Escape From Sensual Snare

Ecclesiastes 7:26-27 - A Neville Goddard interpretation

Read Ecclesiastes 7 in context

Scripture Focus

26And I find more bitter than death the woman, whose heart is snares and nets, and her hands as bands: whoso pleaseth God shall escape from her; but the sinner shall be taken by her.
27Behold, this have I found, saith the preacher, counting one by one, to find out the account:
Ecclesiastes 7:26-27

Biblical Context

Ecclesiastes 7:26–27 presents a bitter entanglement as a snare of the heart, warning that those who please the divine I AM escape while the unaligned are taken by worldly allure. The preacher notes his measured search to understand this truth.

Neville's Inner Vision

In the psyche, the “woman” is a state of consciousness—an alluring pattern of desire and fear that binds the heart with nets and bands. It is not a person but a habit of attention that pulls you away from the I AM you truly are. To “please God” is to align your entire awareness with the divine presence within, and thus escape the entangling snare. The preacher’s counting is your inner audit of belief: you examine what you have affirmed as real and decide whether it binds you. If you linger with that bitter pull, you feed it; if you withdraw belief, you starve it. When you realize you are the I AM—the observer and source of all experience—the snares dissolve; you are no longer their prisoner but their witness.
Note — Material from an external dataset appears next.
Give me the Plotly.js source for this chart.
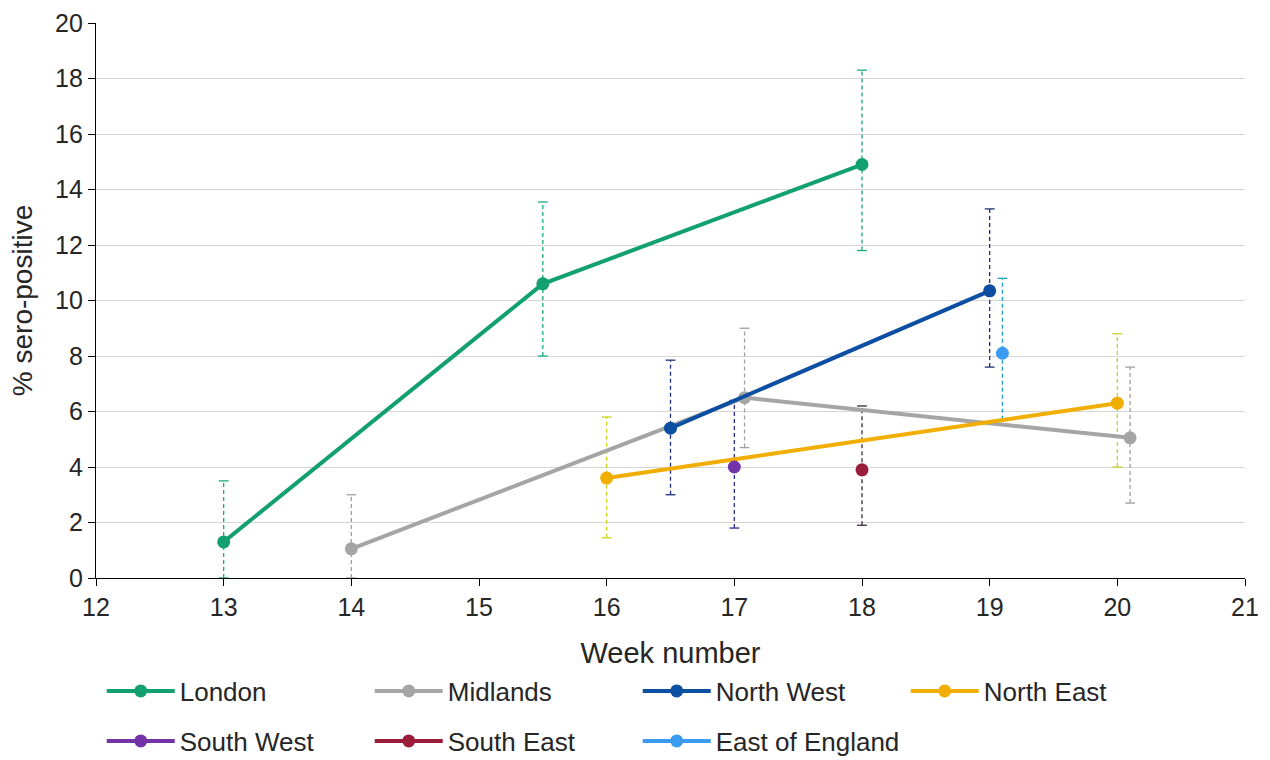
<!DOCTYPE html>
<html>
<head>
<meta charset="utf-8">
<script src="https://cdn.plot.ly/plotly-3.0.1.min.js"></script>
<style>html,body{margin:0;padding:0;background:#fff;}#chart{width:1270px;height:760px;}</style>
</head>
<body>
<div id="chart"></div>
<script>
// Region series: week, % sero-positive, lower and upper confidence limits
const regions = ["London", "Midlands", "North West", "North East", "South West", "South East", "East of England"];

const londonWeek = [13, 15.5, 18];
const londonVal = [1.3, 10.6, 14.9];
const londonLo = [0, 8.0, 11.8];
const londonHi = [3.5, 13.55, 18.3];

const midlandsWeek = [14, 17.08, 20.1];
const midlandsVal = [1.05, 6.5, 5.05];
const midlandsLo = [0, 4.7, 2.7];
const midlandsHi = [3.0, 9.0, 7.6];

const northWestWeek = [16.5, 19];
const northWestVal = [5.4, 10.35];
const northWestLo = [3.0, 7.6];
const northWestHi = [7.85, 13.3];

const northEastWeek = [16, 20];
const northEastVal = [3.6, 6.3];
const northEastLo = [1.45, 4.0];
const northEastHi = [5.8, 8.8];

const southWestWeek = [17];
const southWestVal = [4.0];
const southWestLo = [1.8];
const southWestHi = [6.4];

const southEastWeek = [18];
const southEastVal = [3.9];
const southEastLo = [1.9];
const southEastHi = [6.2];

const eastWeek = [19.1];
const eastVal = [8.1];
const eastLo = [5.7];
const eastHi = [10.8];

const xTicks = [12, 13, 14, 15, 16, 17, 18, 19, 20, 21];
const yTicks = [0, 2, 4, 6, 8, 10, 12, 14, 16, 18, 20];

const series = [
  {name: regions[0], x: londonWeek, y: londonVal, lo: londonLo, hi: londonHi, color: "#12A070", err: "#1AAA7A", legend: "legend"},
  {name: regions[1], x: midlandsWeek, y: midlandsVal, lo: midlandsLo, hi: midlandsHi, color: "#A5A5A5", err: "#A0A0A0", legend: "legend"},
  {name: regions[2], x: northWestWeek, y: northWestVal, lo: northWestLo, hi: northWestHi, color: "#0B4EA2", err: "#1E2E7A", legend: "legend"},
  {name: regions[3], x: northEastWeek, y: northEastVal, lo: northEastLo, hi: northEastHi, color: "#F2AE00", err: "#C6D21A", legend: "legend"},
  {name: regions[4], x: southWestWeek, y: southWestVal, lo: southWestLo, hi: southWestHi, color: "#7232A8", err: "#2A2A8A", legend: "legend2"},
  {name: regions[5], x: southEastWeek, y: southEastVal, lo: southEastLo, hi: southEastHi, color: "#9A1E3C", err: "#3A2A3A", legend: "legend2"},
  {name: regions[6], x: eastWeek, y: eastVal, lo: eastLo, hi: eastHi, color: "#3A9CF0", err: "#1AA0C0", legend: "legend2"}
];

const traces = [];
// dashed confidence intervals
series.forEach(s => {
  const ex = [], ey = [];
  s.x.forEach((xv, i) => { ex.push(xv, xv, null); ey.push(s.lo[i], s.hi[i], null); });
  traces.push({
    x: ex, y: ey, type: "scatter", mode: "lines+markers", showlegend: false, hoverinfo: "skip",
    line: {color: s.err, width: 1.3, dash: "4px,3px"},
    marker: {symbol: "line-ew", size: 7, line: {color: s.err, width: 1.3}}
  });
});
// main series
series.forEach(s => {
  traces.push({
    x: s.x, y: s.y, name: s.name, type: "scatter", mode: "lines+markers", legend: s.legend,
    line: {color: s.color, width: 4},
    marker: {color: s.color, size: 13}
  });
});

const fam = "Liberation Sans, Arial, sans-serif";
const txt = "#262626";

const legendBase = {
  orientation: "h", x: 0.005, xanchor: "left", yanchor: "middle",
  entrywidth: 185, entrywidthmode: "pixels", font: {size: 26, family: fam, color: txt},
  itemwidth: 68, bgcolor: "rgba(0,0,0,0)"
};

const layout = {
  width: 1270, height: 760,
  margin: {l: 96, r: 25, t: 23, b: 182, autoexpand: false},
  paper_bgcolor: "#fff", plot_bgcolor: "#fff",
  font: {family: fam, color: txt, size: 24},
  xaxis: {
    range: [12, 21], tickvals: xTicks, ticktext: xTicks.map(String),
    showgrid: false, zeroline: false, showline: true, linecolor: "#000", linewidth: 1.2,
    ticks: "outside", ticklen: 7, tickcolor: "#000",
    tickfont: {size: 25, family: fam, color: txt},
    title: {text: "Week number", font: {size: 29, family: fam, color: txt}, standoff: 22}
  },
  yaxis: {
    range: [0, 20], tickvals: yTicks, ticktext: yTicks.map(String),
    showgrid: true, gridcolor: "#D6D6D6", gridwidth: 1, zeroline: false,
    showline: true, linecolor: "#000", linewidth: 1.2,
    ticks: "outside", ticklen: 7, tickcolor: "#000",
    tickfont: {size: 25, family: fam, color: txt},
    title: {text: "% sero-positive", font: {size: 28, family: fam, color: txt}, standoff: 14}
  },
  legend: Object.assign({}, legendBase, {y: -0.2036}),
  legend2: Object.assign({}, legendBase, {y: -0.2937}),
  showlegend: true
};

Plotly.newPlot("chart", traces, layout, {displayModeBar: false, staticPlot: true});
</script>
</body>
</html>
Your fidelity to inner truth becomes the shield; the “sinner” is simply a mistaken pattern of mind when you forget who you are. Return to conscious awareness as the source of all lived experience, and freedom follows effortlessly.

Practice This Now

Imagination practice: assume I AM fully awake within you; revise the scene by declaring, 'I am free from every snare,' and feel the relief in your chest as if it is already true.